Human evaluation employs self-chat between PLATO-LTM and a user simulator spanning 10 episodes × 4 sessions × 16 turns. Ratings (0–2 scale) cover coherence, consistency, and engagingness:
| Model | Coherence | Consistency | Engagingness |
|---|---|---|---|
| PLATO-2 (baseline) | 1.70 | 0.13 | 1.46 |
| PLATO-FT | 1.59 | 0.40 | 1.40 |
| PLATO-LTM | 1.67 | 0.87 | 1.54 |
| PLATO-LTM w/o PE | 1.57 | 0.49 | 1.43 |
Empirically, inclusion of LTM yields a 0.47 absolute boost in persona consistency, with the persona extractor further improving both consistency and engagingness. Fine-tuning alone (PLATO-FT) slightly reduces coherence under open-topic conditions.
6. Qualitative Behavior and Analysis
PLATO-LTM demonstrates multi-session, long-span persona tracking, exemplified by retention and reuse of facts mentioned several sessions prior (e.g., recalling and referencing the user's affinity for basketball). System persona is equally well-maintained across conversational topics (e.g., consistently presenting "I’m a landscape painter"). In contrast, the baseline PLATO-2 exhibits frequent drift to generic topics and neglects prior persona facts. This behavior illustrates the effectiveness of explicit persona memory with role-conditioned context integration.

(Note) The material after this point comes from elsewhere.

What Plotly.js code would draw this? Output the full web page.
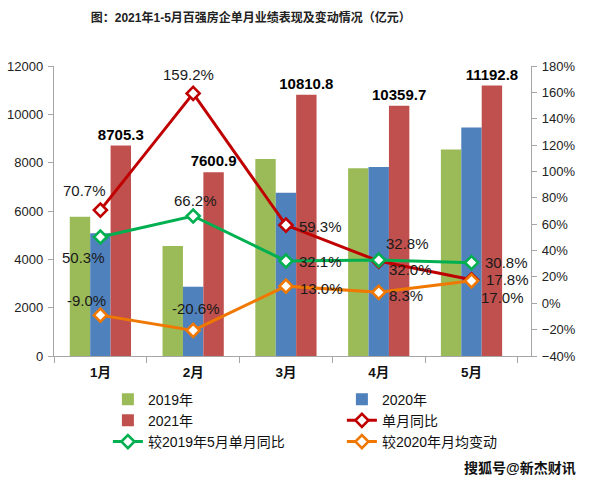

7. Limitations and Prospective Extensions
The current LTM mechanism is restricted to explicitly extractable persona sentences; subtle or implicit persona traits remain unaddressed. Absence of memory capacity controls permits unbounded growth during extended interactions. Fine-tuning on small, out-of-domain datasets can introduce slight degradation in overall dialogue coherence. The potential application of reinforcement learning from human feedback is proposed as a future direction to optimize persona memory management and further enhance long-term dialogue engagingness (Xu et al., 2022). A plausible implication is that broader forms of persona representation and more advanced storage management methods may yield further gains in robustness and user experience for open-domain conversational agents.